> Required task: Word for word, copy all the data and drop the pictures.

> Supplied data:

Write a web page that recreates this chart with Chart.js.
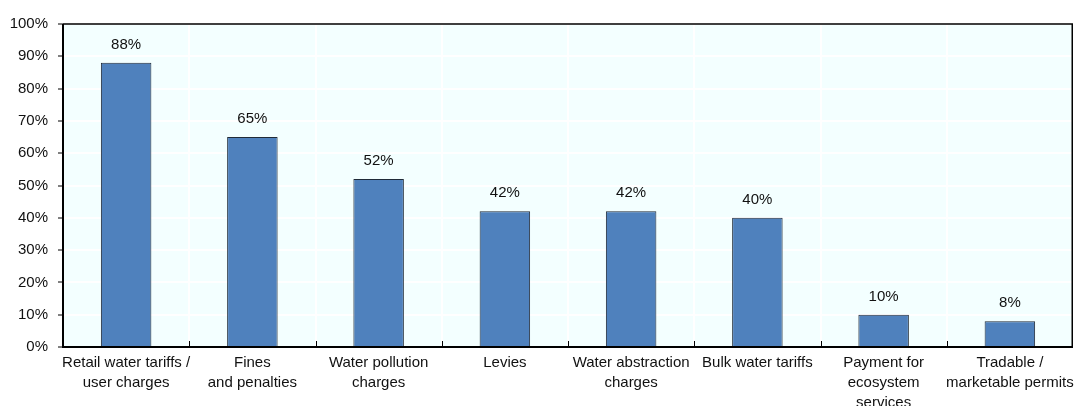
<!DOCTYPE html>
<html>
<head>
<meta charset="utf-8">
<script src="https://cdn.jsdelivr.net/npm/chart.js@4/dist/chart.umd.min.js"></script>
<style>
  html, body { margin: 0; padding: 0; background: #ffffff; }
  #wrap { width: 1074px; height: 406px; position: relative; }
</style>
</head>
<body>
<div id="wrap"><canvas id="c" width="1074" height="406"></canvas></div>
<script>
// Economic instruments in use (share of respondents)
const categories = [
  ["Retail water tariffs /", "user charges"],
  ["Fines", "and penalties"],
  ["Water pollution", "charges"],
  "Levies",
  ["Water abstraction", "charges"],
  "Bulk water tariffs",
  ["Payment for", "ecosystem", "services"],
  ["Tradable /", "marketable permits"]
];
const shares = [88, 65, 52, 42, 42, 40, 10, 8];
const yTicks = [0, 10, 20, 30, 40, 50, 60, 70, 80, 90, 100];

const FONT = '"Liberation Sans Narrow", "Arial Narrow", "Liberation Sans", Arial, sans-serif';
const FSIZE = 15;
const TEXT = '#111111';

// Plot background, frame, inward category ticks and value labels
const decor = {
  id: 'decor',
  beforeDraw(chart) {
    const { ctx, chartArea: a } = chart;
    ctx.save();
    ctx.fillStyle = '#F3FFFF';
    ctx.fillRect(a.left, a.top, a.right - a.left, a.bottom - a.top);
    ctx.restore();
  },
  afterDatasetsDraw(chart) {
    const { ctx, chartArea: a } = chart;
    const x = chart.scales.x;
    ctx.save();
    // frame
    ctx.strokeStyle = '#000';
    ctx.lineWidth = 1.5;
    ctx.beginPath();
    ctx.moveTo(a.left, a.top);
    ctx.lineTo(a.right - 0.75, a.top);
    ctx.lineTo(a.right - 0.75, a.bottom);
    ctx.stroke();
    ctx.lineWidth = 2;
    ctx.beginPath();
    ctx.moveTo(a.left, a.top);
    ctx.lineTo(a.left, a.bottom);
    ctx.lineTo(a.right, a.bottom);
    ctx.stroke();
    // category boundary ticks, pointing inward
    ctx.lineWidth = 1;
    const n = categories.length;
    for (let i = 1; i < n; i++) {
      const bx = Math.round((x.getPixelForValue(i - 1) + x.getPixelForValue(i)) / 2) + 0.5;
      ctx.beginPath();
      ctx.moveTo(bx, a.bottom);
      ctx.lineTo(bx, a.bottom - 6);
      ctx.stroke();
    }
    // value labels
    ctx.fillStyle = TEXT;
    ctx.font = FSIZE + 'px ' + FONT;
    ctx.textAlign = 'center';
    ctx.textBaseline = 'alphabetic';
    const meta = chart.getDatasetMeta(0);
    meta.data.forEach((bar, i) => {
      ctx.fillText(shares[i] + '%', bar.x, bar.y - 14);
    });
    ctx.restore();
  }
};

new Chart(document.getElementById('c'), {
  type: 'bar',
  data: {
    labels: categories,
    datasets: [{
      data: shares,
      backgroundColor: '#4F81BD',
      borderColor: '#1F2A38',
      borderWidth: 1,
      borderSkipped: 'bottom',
      barPercentage: 0.4,
      categoryPercentage: 1.0
    }]
  },
  options: {
    responsive: false,
    animation: false,
    devicePixelRatio: 1,
    layout: { padding: { top: 24, right: 1, left: 0, bottom: 0 } },
    plugins: {
      legend: { display: false },
      tooltip: { enabled: false }
    },
    scales: {
      x: {
        offset: true,
        grid: {
          offset: true,
          color: '#FFFFFF',
          lineWidth: 2,
          drawTicks: false
        },
        border: { display: false },
        ticks: {
          color: TEXT,
          font: { family: FONT, size: FSIZE, lineHeight: 1.32 },
          padding: 6,
          maxRotation: 0,
          autoSkip: false
        },
        afterFit(scale) {
          scale.height = 59;
          scale.paddingLeft = 0;
          scale.paddingRight = 0;
        }
      },
      y: {
        min: 0,
        max: 100,
        afterBuildTicks(scale) { scale.ticks = yTicks.map(v => ({ value: v })); },
        grid: {
          color: '#FFFFFF',
          lineWidth: 2,
          tickColor: '#000000',
          tickLength: 5,
          tickWidth: 1
        },
        border: { display: false },
        ticks: {
          color: TEXT,
          font: { family: FONT, size: FSIZE },
          padding: 10,
          callback: v => v + '%'
        },
        afterFit(scale) {
          scale.width = 63;
          scale.paddingTop = 0;
          scale.paddingBottom = 0;
        }
      }
    }
  },
  plugins: [decor]
});
</script>
</body>
</html>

> Response:
Write a web page that recreates this chart with Chart.js.
<!DOCTYPE html>
<html>
<head>
<meta charset="utf-8">
<script src="https://cdn.jsdelivr.net/npm/chart.js@4/dist/chart.umd.min.js"></script>
<style>
  html, body { margin: 0; padding: 0; background: #ffffff; }
  #wrap { width: 1074px; height: 406px; position: relative; }
</style>
</head>
<body>
<div id="wrap"><canvas id="c" width="1074" height="406"></canvas></div>
<script>
// Economic instruments in use (share of respondents)
const categories = [
  ["Retail water tariffs /", "user charges"],
  ["Fines", "and penalties"],
  ["Water pollution", "charges"],
  "Levies",
  ["Water abstraction", "charges"],
  "Bulk water tariffs",
  ["Payment for", "ecosystem", "services"],
  ["Tradable /", "marketable permits"]
];
const shares = [88, 65, 52, 42, 42, 40, 10, 8];
const yTicks = [0, 10, 20, 30, 40, 50, 60, 70, 80, 90, 100];

const FONT = '"Liberation Sans Narrow", "Arial Narrow", "Liberation Sans", Arial, sans-serif';
const FSIZE = 15;
const TEXT = '#111111';

// Plot background, frame, inward category ticks and value labels
const decor = {
  id: 'decor',
  beforeDraw(chart) {
    const { ctx, chartArea: a } = chart;
    ctx.save();
    ctx.fillStyle = '#F3FFFF';
    ctx.fillRect(a.left, a.top, a.right - a.left, a.bottom - a.top);
    ctx.restore();
  },
  afterDatasetsDraw(chart) {
    const { ctx, chartArea: a } = chart;
    const x = chart.scales.x;
    ctx.save();
    // frame
    ctx.strokeStyle = '#000';
    ctx.lineWidth = 1.5;
    ctx.beginPath();
    ctx.moveTo(a.left, a.top);
    ctx.lineTo(a.right - 0.75, a.top);
    ctx.lineTo(a.right - 0.75, a.bottom);
    ctx.stroke();
    ctx.lineWidth = 2;
    ctx.beginPath();
    ctx.moveTo(a.left, a.top);
    ctx.lineTo(a.left, a.bottom);
    ctx.lineTo(a.right, a.bottom);
    ctx.stroke();
    // category boundary ticks, pointing inward
    ctx.lineWidth = 1;
    const n = categories.length;
    for (let i = 1; i < n; i++) {
      const bx = Math.round((x.getPixelForValue(i - 1) + x.getPixelForValue(i)) / 2) + 0.5;
      ctx.beginPath();
      ctx.moveTo(bx, a.bottom);
      ctx.lineTo(bx, a.bottom - 6);
      ctx.stroke();
    }
    // value labels
    ctx.fillStyle = TEXT;
    ctx.font = FSIZE + 'px ' + FONT;
    ctx.textAlign = 'center';
    ctx.textBaseline = 'alphabetic';
    const meta = chart.getDatasetMeta(0);
    meta.data.forEach((bar, i) => {
      ctx.fillText(shares[i] + '%', bar.x, bar.y - 14);
    });
    ctx.restore();
  }
};

new Chart(document.getElementById('c'), {
  type: 'bar',
  data: {
    labels: categories,
    datasets: [{
      data: shares,
      backgroundColor: '#4F81BD',
      borderColor: '#1F2A38',
      borderWidth: 1,
      borderSkipped: 'bottom',
      barPercentage: 0.4,
      categoryPercentage: 1.0
    }]
  },
  options: {
    responsive: false,
    animation: false,
    devicePixelRatio: 1,
    layout: { padding: { top: 24, right: 1, left: 0, bottom: 0 } },
    plugins: {
      legend: { display: false },
      tooltip: { enabled: false }
    },
    scales: {
      x: {
        offset: true,
        grid: {
          offset: true,
          color: '#FFFFFF',
          lineWidth: 2,
          drawTicks: false
        },
        border: { display: false },
        ticks: {
          color: TEXT,
          font: { family: FONT, size: FSIZE, lineHeight: 1.32 },
          padding: 6,
          maxRotation: 0,
          autoSkip: false
        },
        afterFit(scale) {
          scale.height = 59;
          scale.paddingLeft = 0;
          scale.paddingRight = 0;
        }
      },
      y: {
        min: 0,
        max: 100,
        afterBuildTicks(scale) { scale.ticks = yTicks.map(v => ({ value: v })); },
        grid: {
          color: '#FFFFFF',
          lineWidth: 2,
          tickColor: '#000000',
          tickLength: 5,
          tickWidth: 1
        },
        border: { display: false },
        ticks: {
          color: TEXT,
          font: { family: FONT, size: FSIZE },
          padding: 10,
          callback: v => v + '%'
        },
        afterFit(scale) {
          scale.width = 63;
          scale.paddingTop = 0;
          scale.paddingBottom = 0;
        }
      }
    }
  },
  plugins: [decor]
});
</script>
</body>
</html>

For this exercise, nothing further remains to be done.